Ellaboration Strategies
日本の生徒はいつまでたっても正解主義。
これからの進学校は、いかに探究的になれるか、ということ。
今まで持っていた知識を再構成していくような流れ。

ベルトの穴が一つ縮んでいた。
でも、体型は変わっていない。なぜ?
多面的に見る。考える。
実は、ベルトが伸びていた。

論理的思考力よりも批判的思考力(論理的思考力はベース)

日本は英語だけでなくTOKのような基礎訓練がなされていないことが問題だ。

知識よりも問題解決。
知識をいかにためこんでいくか、ではない。

問題を切り分けて問題を解決していくのが、従来型の問題発見解決。
プログラミングのバグ取り。
でも、これからの問題解決は違う。
多様な立場の人たちの意見を認めながら、皆が納得するようなものを導いていくような力が求められる。

生徒が高度な教育を受けたかどうかは、試験で何点取れるかではなく、まったく新しい状況で何ができるかによって確かめられる。(国際バカロレア初代事務局長 アレック・ピーターソン)
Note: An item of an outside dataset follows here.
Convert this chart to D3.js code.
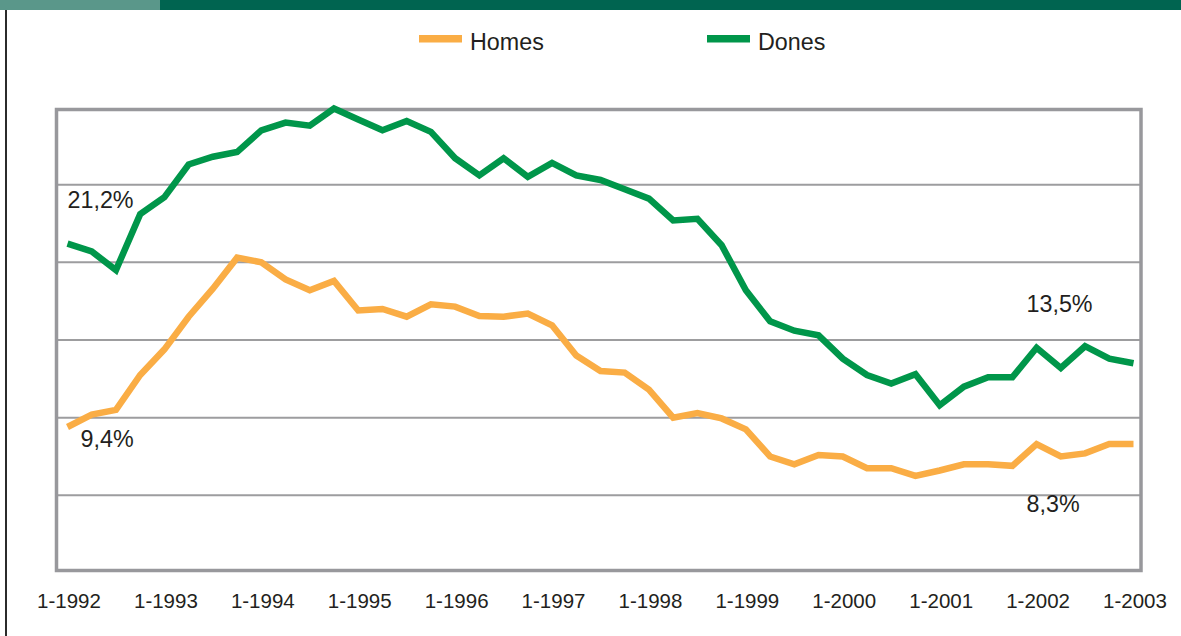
<!DOCTYPE html>
<html>
<head>
<meta charset="utf-8">
<script src="https://cdn.jsdelivr.net/npm/d3@7"></script>
<style>
  body { margin: 0; background: #fff; }
  svg { display: block; font-family: "Liberation Sans", Arial, sans-serif; }
</style>
</head>
<body>
<div id="chart"></div>
<script>
// quarterly series, 1-1992 .. 1-2003 (%)
var homes = [9.4, 10.2, 10.5, 12.75, 14.4, 16.5, 18.3, 20.3, 20.0, 18.9, 18.2, 18.8,
  16.9, 17.0, 16.5, 17.3, 17.15, 16.55, 16.5, 16.7, 15.95, 14.0, 13.0, 12.9,
  11.8, 10.0, 10.3, 9.95, 9.25, 7.5, 7.0, 7.6, 7.5, 6.75, 6.75, 6.25,
  6.6, 7.0, 7.0, 6.9, 8.3, 7.5, 7.7, 8.3, 8.3];
var dones = [21.2, 20.7, 19.5, 23.1, 24.2, 26.3, 26.8, 27.1, 28.5, 29.0, 28.8, 29.9,
  29.2, 28.5, 29.1, 28.4, 26.7, 25.6, 26.7, 25.5, 26.4, 25.6, 25.3, 24.7,
  24.1, 22.7, 22.8, 21.1, 18.2, 16.2, 15.6, 15.3, 13.8, 12.75, 12.2, 12.8,
  10.8, 12.0, 12.6, 12.6, 14.5, 13.2, 14.6, 13.8, 13.5];
var years = ["1992", "1993", "1994", "1995", "1996", "1997", "1998", "1999", "2000", "2001", "2002", "2003"];
var gridValues = [5, 10, 15, 20, 25];
var seriesNames = ["Homes", "Dones"];
var notes = [
  { text: "21,2%", series: 1, i: 0 },
  { text: "9,4%", series: 0, i: 0 },
  { text: "13,5%", series: 1, i: 44 },
  { text: "8,3%", series: 0, i: 44 }
];

var W = 1181, H = 636;
var orange = "#FAAD45", green = "#00964A", textCol = "#231F20";

var svg = d3.select("#chart").append("svg")
  .attr("width", W)
  .attr("height", H);

// header band + left rule
svg.append("rect").attr("x", 0).attr("y", 0).attr("width", W).attr("height", 10).attr("fill", "#006450");
svg.append("rect").attr("x", 0).attr("y", 0).attr("width", 160).attr("height", 10).attr("fill", "#5A978A");
svg.append("rect").attr("x", 5).attr("y", 10).attr("width", 2).attr("height", H - 10).attr("fill", "#2b2b2b");

var x = d3.scaleLinear().domain([0, 44]).range([67.5, 1133.5]);
var y = d3.scaleLinear().domain([0, 30]).range([573, 107]);

// grid
svg.selectAll(".grid")
  .data(gridValues)
  .enter()
  .append("line")
  .attr("x1", 58)
  .attr("x2", 1140)
  .attr("y1", (d) => y(d))
  .attr("y2", (d) => y(d))
  .attr("stroke", "#9d9d9f")
  .attr("stroke-width", 2);

// plot box
svg.append("rect")
  .attr("x", 56.5)
  .attr("y", 109.5)
  .attr("width", 1084.5)
  .attr("height", 461)
  .attr("fill", "none")
  .attr("stroke", "#98989c")
  .attr("stroke-width", 3.5);

// x labels
svg.selectAll(".xlab")
  .data(years)
  .enter()
  .append("text")
  .attr("x", (d, i) => x(i * 4) + 1.5)
  .attr("y", 608)
  .attr("text-anchor", "middle")
  .attr("font-size", 20.5)
  .attr("fill", textCol)
  .text((d) => "1-" + d);

var line = d3.line()
  .x((d, i) => x(i))
  .y((d) => y(d));

[homes, dones].forEach(function (s, k) {
  svg.append("path")
    .datum(s)
    .attr("d", line)
    .attr("fill", "none")
    .attr("stroke", k === 0 ? orange : green)
    .attr("stroke-width", 6.5)
    .attr("stroke-linejoin", "miter");
});

// value notes
var notePos = [
  { dx: 0, y: 208 },
  { dx: 13, y: 447 },
  { dx: -107, y: 311.5 },
  { dx: -107, y: 511.5 }
];
notes.forEach(function (n, j) {
  svg.append("text")
    .attr("x", x(n.i) + notePos[j].dx)
    .attr("y", notePos[j].y)
    .attr("font-size", 23.3)
    .attr("fill", textCol)
    .text(n.text);
});

// legend
var legX = [419, 707];
seriesNames.forEach(function (name, k) {
  svg.append("rect")
    .attr("x", legX[k])
    .attr("y", 35)
    .attr("width", 43)
    .attr("height", 7.5)
    .attr("fill", k === 0 ? orange : green);
  svg.append("text")
    .attr("x", legX[k] + 51)
    .attr("y", 49.5)
    .attr("font-size", 23.3)
    .attr("fill", textCol)
    .text(name);
});
</script>
</body>
</html>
若者の自己肯定感を挙げるには、教職員の自己肯定感も上げる。
管理職はニコニコしていることが大事。

最も教えやすく、最もテストしやすいスキルというのは、最もデジタル化、自動化、外部委託に移行しやすいスキルでもある(シュライヒャー OECD教育・スキル局長)
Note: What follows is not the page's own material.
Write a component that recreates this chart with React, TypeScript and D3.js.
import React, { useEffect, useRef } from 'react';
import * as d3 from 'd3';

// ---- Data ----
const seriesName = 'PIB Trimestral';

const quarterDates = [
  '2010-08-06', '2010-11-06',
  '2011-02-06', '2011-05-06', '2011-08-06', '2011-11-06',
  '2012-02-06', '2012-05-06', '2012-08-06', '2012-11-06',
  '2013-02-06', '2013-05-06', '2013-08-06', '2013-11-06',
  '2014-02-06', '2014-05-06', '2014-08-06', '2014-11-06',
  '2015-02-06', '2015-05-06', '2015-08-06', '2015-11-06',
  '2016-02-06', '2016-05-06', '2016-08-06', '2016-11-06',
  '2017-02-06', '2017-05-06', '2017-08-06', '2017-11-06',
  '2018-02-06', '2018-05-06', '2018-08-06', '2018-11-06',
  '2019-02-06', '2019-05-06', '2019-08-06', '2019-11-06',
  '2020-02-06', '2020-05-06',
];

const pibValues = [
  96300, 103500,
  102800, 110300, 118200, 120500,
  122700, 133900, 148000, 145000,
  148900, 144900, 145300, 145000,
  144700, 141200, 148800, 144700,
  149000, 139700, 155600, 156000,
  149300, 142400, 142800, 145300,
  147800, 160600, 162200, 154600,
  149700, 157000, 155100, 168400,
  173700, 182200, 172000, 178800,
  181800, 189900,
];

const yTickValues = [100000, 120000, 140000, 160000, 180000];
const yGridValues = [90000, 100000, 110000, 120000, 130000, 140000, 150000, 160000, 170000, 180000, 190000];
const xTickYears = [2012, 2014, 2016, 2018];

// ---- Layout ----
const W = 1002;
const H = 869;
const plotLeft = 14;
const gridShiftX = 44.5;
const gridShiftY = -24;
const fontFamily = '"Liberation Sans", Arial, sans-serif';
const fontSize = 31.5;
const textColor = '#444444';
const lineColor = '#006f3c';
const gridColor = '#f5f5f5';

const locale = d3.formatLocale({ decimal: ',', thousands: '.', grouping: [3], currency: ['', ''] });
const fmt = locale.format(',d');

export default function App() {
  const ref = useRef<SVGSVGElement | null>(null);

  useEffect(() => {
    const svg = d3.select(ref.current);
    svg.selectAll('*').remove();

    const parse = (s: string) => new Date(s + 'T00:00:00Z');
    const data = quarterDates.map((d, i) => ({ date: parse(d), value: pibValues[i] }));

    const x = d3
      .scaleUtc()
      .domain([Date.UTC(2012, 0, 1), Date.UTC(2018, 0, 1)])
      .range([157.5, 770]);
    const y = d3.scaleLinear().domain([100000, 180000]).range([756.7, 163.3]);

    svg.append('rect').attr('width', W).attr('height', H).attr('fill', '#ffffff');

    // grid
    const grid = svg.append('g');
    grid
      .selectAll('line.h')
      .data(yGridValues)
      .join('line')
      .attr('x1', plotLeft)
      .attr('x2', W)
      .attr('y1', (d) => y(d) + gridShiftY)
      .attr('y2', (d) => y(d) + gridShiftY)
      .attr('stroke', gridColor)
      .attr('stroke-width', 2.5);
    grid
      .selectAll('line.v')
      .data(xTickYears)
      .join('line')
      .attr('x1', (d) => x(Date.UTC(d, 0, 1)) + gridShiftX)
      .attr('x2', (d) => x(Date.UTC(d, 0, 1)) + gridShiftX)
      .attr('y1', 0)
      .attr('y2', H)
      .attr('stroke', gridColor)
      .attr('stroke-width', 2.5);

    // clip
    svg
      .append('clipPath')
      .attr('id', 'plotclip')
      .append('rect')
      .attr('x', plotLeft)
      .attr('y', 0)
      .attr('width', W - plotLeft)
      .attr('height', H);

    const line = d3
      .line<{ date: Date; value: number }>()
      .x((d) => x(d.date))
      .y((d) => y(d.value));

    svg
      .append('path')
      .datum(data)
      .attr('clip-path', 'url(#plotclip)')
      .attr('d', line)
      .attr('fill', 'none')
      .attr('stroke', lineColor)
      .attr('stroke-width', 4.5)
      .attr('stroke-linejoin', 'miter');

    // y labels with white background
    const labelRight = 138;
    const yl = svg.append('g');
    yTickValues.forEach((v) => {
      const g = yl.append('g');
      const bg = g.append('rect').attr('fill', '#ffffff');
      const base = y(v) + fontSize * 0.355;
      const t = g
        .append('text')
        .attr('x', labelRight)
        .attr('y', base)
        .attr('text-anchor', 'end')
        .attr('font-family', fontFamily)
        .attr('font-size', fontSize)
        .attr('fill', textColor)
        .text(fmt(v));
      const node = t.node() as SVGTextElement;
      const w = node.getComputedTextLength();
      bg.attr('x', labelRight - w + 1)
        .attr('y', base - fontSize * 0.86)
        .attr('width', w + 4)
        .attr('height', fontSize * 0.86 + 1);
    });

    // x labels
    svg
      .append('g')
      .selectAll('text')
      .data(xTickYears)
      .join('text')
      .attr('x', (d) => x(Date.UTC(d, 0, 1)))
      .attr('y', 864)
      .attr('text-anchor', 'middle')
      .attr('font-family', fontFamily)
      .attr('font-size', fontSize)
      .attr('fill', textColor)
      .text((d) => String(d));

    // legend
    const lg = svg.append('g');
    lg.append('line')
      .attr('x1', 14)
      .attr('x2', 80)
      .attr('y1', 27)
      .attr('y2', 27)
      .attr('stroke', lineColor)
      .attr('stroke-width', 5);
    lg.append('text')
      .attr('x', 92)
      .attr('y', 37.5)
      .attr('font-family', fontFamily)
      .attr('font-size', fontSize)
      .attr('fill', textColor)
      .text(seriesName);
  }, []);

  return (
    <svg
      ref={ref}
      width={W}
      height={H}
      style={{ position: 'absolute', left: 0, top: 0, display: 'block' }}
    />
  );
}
2021年度入試の東大入試はどうなるか?誰も答えられない。
何も決まっていないから、誰も何も答えられない。
時間がないからいい加減になっている。

完全実施まで見通した2025年度入試までは、かなり大変だろうと予測される。
新しい学習指導要領への移行は、いきなりは無理。
どのようにショートステップをきちっと作っていけるかが勝負。
このモデルをつくるのが進学校だと思う。

教育というのは年度で決まっている。
一年1サイクル。
何かあっても、来年まで待たなければならない。

※東大入試の抱える問題は?
東大の入試とはいえ、正解は一つに決まっている。

高校の一般教育としての教育と大学入試対策を切り分けた方がいいのではないか?
昔は、高校で入試対策なんかしていなかった。それは予備校の仕事。
高校は、教科の深みを教えるものだった。

大学入試は、以前に比べて楽になっている。生徒の数が減っているから。

予備校の機能が低下している。これが実は問題。
予備校で教えていた人が大学に行って、入試をつくっていたりした。
でも、今はそういう人材が減っている。
大学入試問題をつくる技能が落ちてきている。

大隅先生だって、東大オープンの問題をつくっていた。

※どうしていくとよいか?
大学と高校のコミュニケーションをとらなければならなくなる。
これからは教え込むことをできる限りなくして、考えさせる

※入試はどう変わる?
文科省の指導が悪くて、ほとんど変わらなさそう。
私大はそもそもアラカルト入試だから、そのままいくかもしれない。

システムの問題とは日程の問題である。
日程を変えるべきである。
でも、それがうまくいかなかった。

ディプロマポリシーをどう定めるか?という問題もある。

共通テストを軸にしていくしかない。
国語なんかはかなり劇的に変わるだろう。

調査書を点数化するということがでてきても、それは難しいだろう。
労力がかかる、ということだけかもしれない。
入試という観点で見れば、無駄かもしれないが、社会的な要請で見れば意味があるかもしれない。
ポートフォリオをつくらせるのであれば、面接とセットでなければ意味がない。

個々の授業を振り返らせるかが重要。
これから求められるのは、経験を一般化していくこと。

「良い問い」とは何か?
正解主義に陥っていると、なかなか難しい。
いったん突き放してみてもよいかもしれない。

いかに生徒の時間をもつかということ。

正解主義を打ち破るための方法としてはディスカッションをしてもらう、なども有効。